Zgodnie ze znowelizowaną ustawą, Krajowa Rada Radiofonii i Telewizji ma mieć pięciu członków. Dwóch członków KRRiT powoła Sejm, dwóch - prezydent i jednego - Senat. Według polityków PO i SLD, w ten sposób w Krajowej Radzie znajdą się ludzie preferowani przez PiS. Wiosną 2006 r. KRRiT wybierze członków rad nadzorczych publicznych mediów. Politycy opozycji obawiają się, że również do tych gremiów zostaną powołani ludzie znajdujący się pod wpływem PiS.
Kadencja obecnej, 9-osobowej KRRiT ma się zakończyć w dniem ogłoszenia ustawy w Dzienniku Ustaw. W ślad za tym prezydent, Sejm i Senat mają powołać nowych członków KRRiT. Ich kadencja potrwa 6 lat.
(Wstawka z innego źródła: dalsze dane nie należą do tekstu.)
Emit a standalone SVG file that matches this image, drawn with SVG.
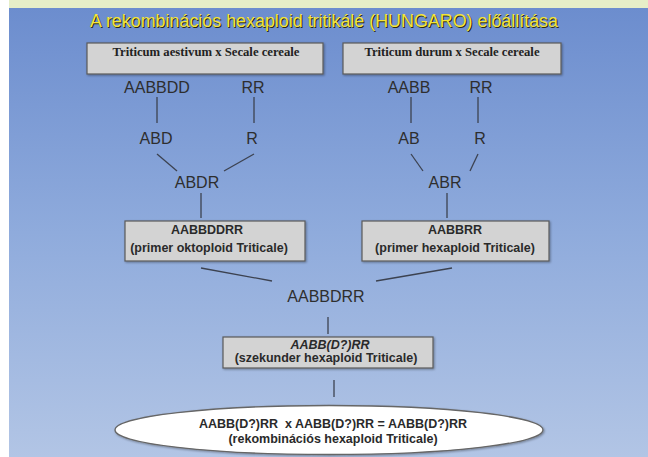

Przewodniczącym Rady ma zostać osoba wybrana do tego gremium przez prezydenta.
Ustawa przewiduje też m.in. zlikwidowanie Urzędu Regulacji Telekomunikacji i Poczty oraz powołanie Urzędu Komunikacji Elektronicznej. UKE ma się zajmować m.in. kwestiami dotyczącymi korzystania z częstotliwości, a także rejestrem przedsiębiorców telekomunikacyjnych.